FW:http://msdn.microsoft.com/en-us/library/ms686749.aspx
All threads of a process share its virtual address space. The local variables of a function are unique to each thread that runs the function. However, the static and global variables are shared by all threads in the process. With thread local storage (TLS), you can provide unique data for each thread that the process can access using a global index. One thread allocates the index, which can be used by the other threads to retrieve the unique data associated with the index.
The constant TLS_MINIMUM_AVAILABLE defines the minimum number of TLS indexes available in each process. This minimum is guaranteed to be at least 64 for all systems. The maximum number of indexes per process is 1,088.
When the threads are created, the system allocates an array of LPVOID values for TLS, which are initialized to NULL. Before an index can be used, it must be allocated by one of the threads. Each thread stores its data for a TLS index in a TLS slot in the array. If the data associated with an index will fit in an LPVOID value, you can store the data directly in the TLS slot. However, if you are using a large number of indexes in this way, it is better to allocate separate storage, consolidate the data, and minimize the number of TLS slots in use.

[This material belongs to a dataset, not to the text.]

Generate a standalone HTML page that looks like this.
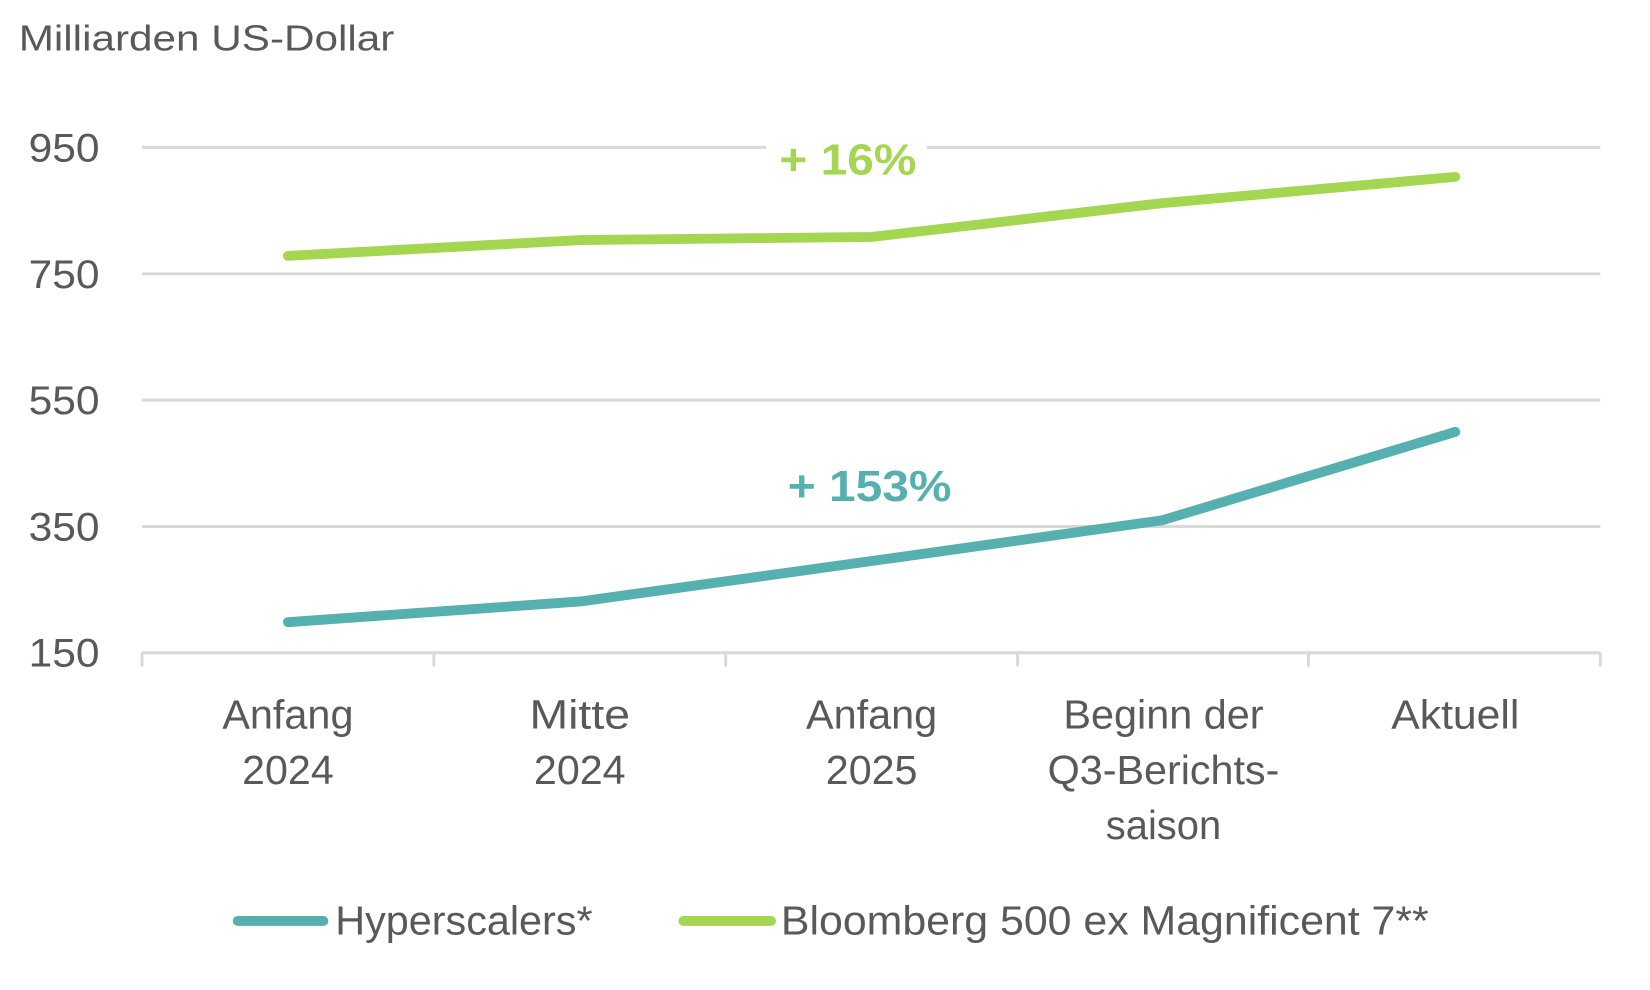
<!DOCTYPE html>
<html><head><meta charset="utf-8"><style>
html,body{margin:0;padding:0;background:#fff;}
svg{display:block;}
text{font-family:"Liberation Sans",sans-serif;fill:#595959;}
</style></head><body>
<svg width="1650" height="990" viewBox="0 0 1650 990" xmlns="http://www.w3.org/2000/svg">
<g transform="scale(0.986)">
<text x="19" y="51" font-size="37" textLength="381" lengthAdjust="spacingAndGlyphs">Milliarden US-Dollar</text>
<g stroke="#d9d9d9" stroke-width="3">
<line x1="144" y1="149.5" x2="1623" y2="149.5"/>
<line x1="144" y1="277.7" x2="1623" y2="277.7"/>
<line x1="144" y1="405.8" x2="1623" y2="405.8"/>
<line x1="144" y1="534" x2="1623" y2="534"/>
<line x1="144" y1="662" x2="1623" y2="662"/>
<line x1="144" y1="662" x2="144" y2="676"/>
<line x1="440" y1="662" x2="440" y2="676"/>
<line x1="736" y1="662" x2="736" y2="676"/>
<line x1="1032" y1="662" x2="1032" y2="676"/>
<line x1="1327" y1="662" x2="1327" y2="676"/>
<line x1="1623" y1="662" x2="1623" y2="676"/>
</g>
<g font-size="40" text-anchor="end">
<text x="101" y="164" textLength="72" lengthAdjust="spacingAndGlyphs">950</text>
<text x="101" y="292" textLength="72" lengthAdjust="spacingAndGlyphs">750</text>
<text x="101" y="420" textLength="72" lengthAdjust="spacingAndGlyphs">550</text>
<text x="101" y="548" textLength="72" lengthAdjust="spacingAndGlyphs">350</text>
<text x="101" y="676" textLength="72" lengthAdjust="spacingAndGlyphs">150</text>
</g>
<g font-size="41" text-anchor="middle">
<text x="292" y="739" textLength="133" lengthAdjust="spacingAndGlyphs">Anfang</text>
<text x="292" y="795" textLength="93" lengthAdjust="spacingAndGlyphs">2024</text>
<text x="588" y="739" textLength="102" lengthAdjust="spacingAndGlyphs">Mitte</text>
<text x="588" y="795" textLength="93" lengthAdjust="spacingAndGlyphs">2024</text>
<text x="884" y="739" textLength="133" lengthAdjust="spacingAndGlyphs">Anfang</text>
<text x="884" y="795" textLength="93" lengthAdjust="spacingAndGlyphs">2025</text>
<text x="1180" y="739" textLength="203" lengthAdjust="spacingAndGlyphs">Beginn der</text>
<text x="1180" y="795" textLength="235" lengthAdjust="spacingAndGlyphs">Q3-Berichts-</text>
<text x="1180" y="851" textLength="117" lengthAdjust="spacingAndGlyphs">saison</text>
<text x="1476" y="739" textLength="130" lengthAdjust="spacingAndGlyphs">Aktuell</text>
</g>
<rect x="777" y="130" width="163" height="50" fill="#fff"/>
<text x="860" y="177" font-size="44" font-weight="bold" text-anchor="middle" style="fill:#a5d651" textLength="139" lengthAdjust="spacingAndGlyphs">+ 16%</text>
<text x="882" y="508" font-size="44" font-weight="bold" text-anchor="middle" style="fill:#56b0b0" textLength="166" lengthAdjust="spacingAndGlyphs">+ 153%</text>
<polyline fill="none" stroke="#a5d651" stroke-width="10" stroke-linecap="round" stroke-linejoin="round" points="292,259.5 588.5,243.5 884,240.3 1179,206 1476,179.4"/>
<polyline fill="none" stroke="#56b0b0" stroke-width="10" stroke-linecap="round" stroke-linejoin="round" points="292,631 588.5,610 884,569 1179,527.6 1476,438"/>
<line x1="241" y1="934" x2="328" y2="934" stroke="#56b0b0" stroke-width="10" stroke-linecap="round"/>
<text x="340" y="948" font-size="41" textLength="261" lengthAdjust="spacingAndGlyphs">Hyperscalers*</text>
<line x1="693" y1="934" x2="782" y2="934" stroke="#a5d651" stroke-width="10" stroke-linecap="round"/>
<text x="792" y="948" font-size="41" textLength="657" lengthAdjust="spacingAndGlyphs">Bloomberg 500 ex Magnificent 7**</text>
</g>
</svg>
</body></html>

The following diagram illustrates how TLS works. For a code example illustrating the use of thread local storage, see Using Thread Local Storage.
The process has two threads, Thread 1 and Thread 2. It allocates two indexes for use with TLS, gdwTlsIndex1 and gdwTlsIndex2. Each thread allocates two memory blocks (one for each index) in which to store the data, and stores the pointers to these memory blocks in the corresponding TLS slots. To access the data associated with an index, the thread retrieves the pointer to the memory block from the TLS slot and stores it in the lpvData local variable.
It is ideal to use TLS in a dynamic-link library (DLL). For an example, see Using Thread Local Storage in a Dynamic Link Library.